Critics of the deal also highlight concerns about Liberia relinquishing decision-making powers regarding a substantial portion of its carbon emissions for the next three decades to a UAE company with no track record in carbon trading. This has led to fears of potential “greenwashing” and raises questions about what benefits this agreement would bring to Liberia and its communities.

Blue Carbon LLC is associated with Sheikh Ahmed Dalmook al Maktoum, a member of the UAE royal family, and holds a number of companies focused on energy, oil and gas, and infrastructure. The environmental watchdogs caution that the money invested by Blue Carbon may potentially be used to offset the company’s own emissions, exacerbating climate change.

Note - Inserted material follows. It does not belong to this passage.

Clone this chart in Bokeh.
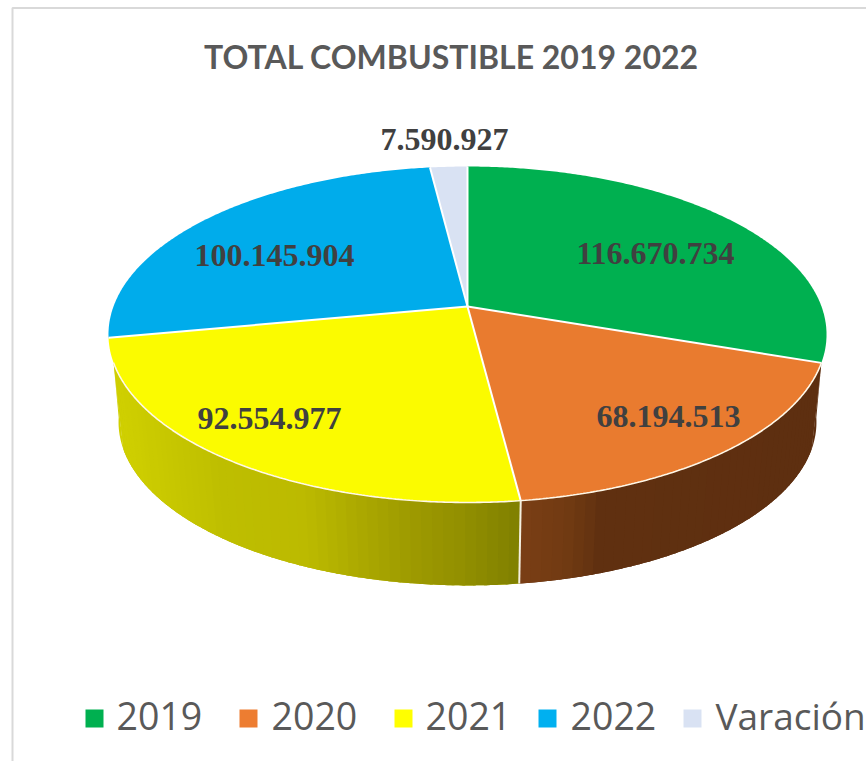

“There’s therefore a considerable danger that the money they intend to invest will be used to offset their own emissions, thereby contributing to more climate change. The revenue model described in this contract generously allows for that,” the organizations said in the statement.

“This contract seems to give Blue Carbon the authority to act on Liberia’s behalf to negotiate UNFCCC Article 6 rules. It is unclear what the benefits for Liberia and its communities will be,” the statement revealed. “The contract is confidential and extremely vague, and the MOU has not been widely discussed. It is unclear how much Blue Carbon will invest and in what; as well as what its plans are to harvest the carbon credits, or how many credits it expects and at what costs.”

The organizations behind the statement also raise concerns about the lack of transparency and proper due diligence in the contract, citing a previous incident in 2009 where Liberia nearly signed a similar agreement with a UK-based corporation that later proved to be in violation of Liberian laws and tainted by corruption and fraud.

Given Liberia’s status as the last forest-rich country in West Africa but also as one of the poorest nations in the world, the watchdogs stress the importance of ensuring that any deal is mutually beneficial and inclusive. They advocate for an inclusive consultation process with community landowners and rights holders, emphasizing the need for transparency and strict monitoring and control mechanisms to protect and restore forests. Ultimately, the coalition urges that the communities directly affected by the deal be informed about its terms and the benefits it entails. They require clear evidence that any financial support provided will indeed safeguard threatened forests and restore degraded ones.